To the Editor: The article by Balmes et al1 concerning occupational exposure to aerosolized pentamidine demonstrated the respiratory-tract irritant potential of inhaled pentamidine. The authors did not find clinical asthma in any of the subjects of their study, nor was occupational asthma reported in either of the other two studies that they cited, which had looked at the potential adverse health effects of pentamidine exposure among health care workers.
We would like to report a case of Reactive Airways Dysfunction Syndrome, or RADS,2 in a 48-year-old nurse after she was acutely exposed to aerosolized pentamidine. The nurse was giving pentamidine through a nebulizer to an AIDS patient as a treatment for Pneumocystis carinii pneumonia when the apparatus leaked and she inhaled the vapor. She immediately experienced difficulty breathing. Her symptoms persisted, and she was placed on asthma medications several months after this exposure. She had no history of asthma or allergies, and had stopped smoking more than 10 years before this exposure. She continued to have lower respiratory tract symptoms. Within a year, she left her job because of her illness. Pulmonary-function testing 2 years after the episode showed a 24% increase in FEV1 after administration of a bronchodilator. At that time, she was still symptomatic and still taking asthma medications. The patient was reported by a physician (J.W.S.) to the SENSOR* occupational asthma surveillance system at the New Jersey Department of Health.
This case report underscores the potential for the development of RADS in health care workers after acute exposure to pentamidine, and it complements the finding by Balmes et al of the potential occupational exposure hazards of this medication.
Martha Stanbury, MSPH
Program Manager; New Jersey Department of Health; Trenton, NJ
Eugene Gatti, MD
J.W. Sokolowski, MD
Cherry Hill, NJ
1. Balmes JR, Estacio PL, Quinlan P, Kelly T, Corkery K, Blanc P. Respiratory effects of occupational exposure to aerosolized pentamidine. J Occup Environ Med.

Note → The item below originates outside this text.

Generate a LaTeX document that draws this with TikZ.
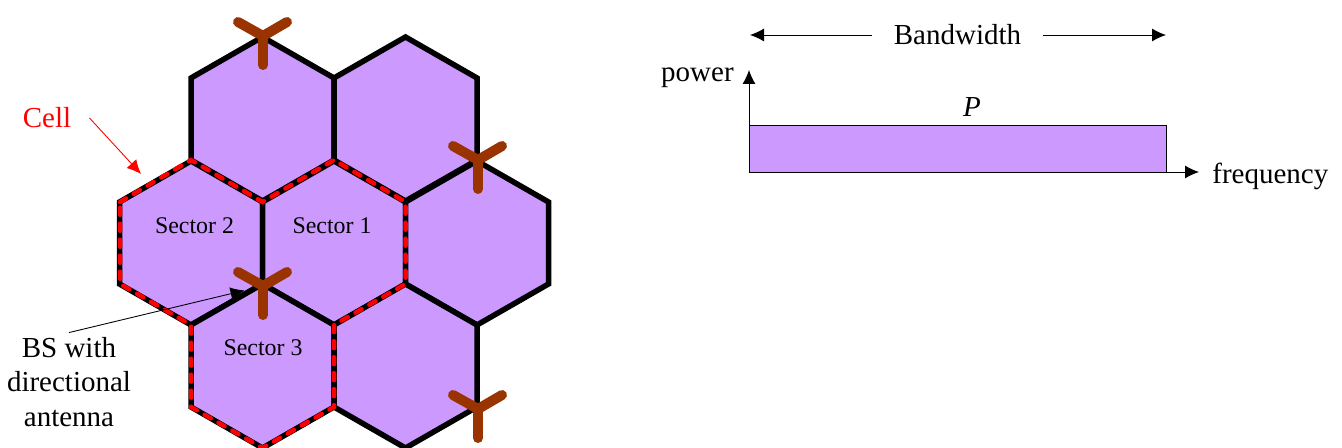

2. Brooks SM, Weiss MA, Bernstein IL. Reactive airways dysfunction syndrome (RADS): persistent asthma syndrome after high-level irritant exposures. Chest.
*SENSOR (Sentinel Event Notification Systems for Occupational Risks) is an occupational disease surveillance project funded by the National Institute for Occupational Safety and Health (NIOSH). NIOSH funds SENSOR projects in 14 state health departments.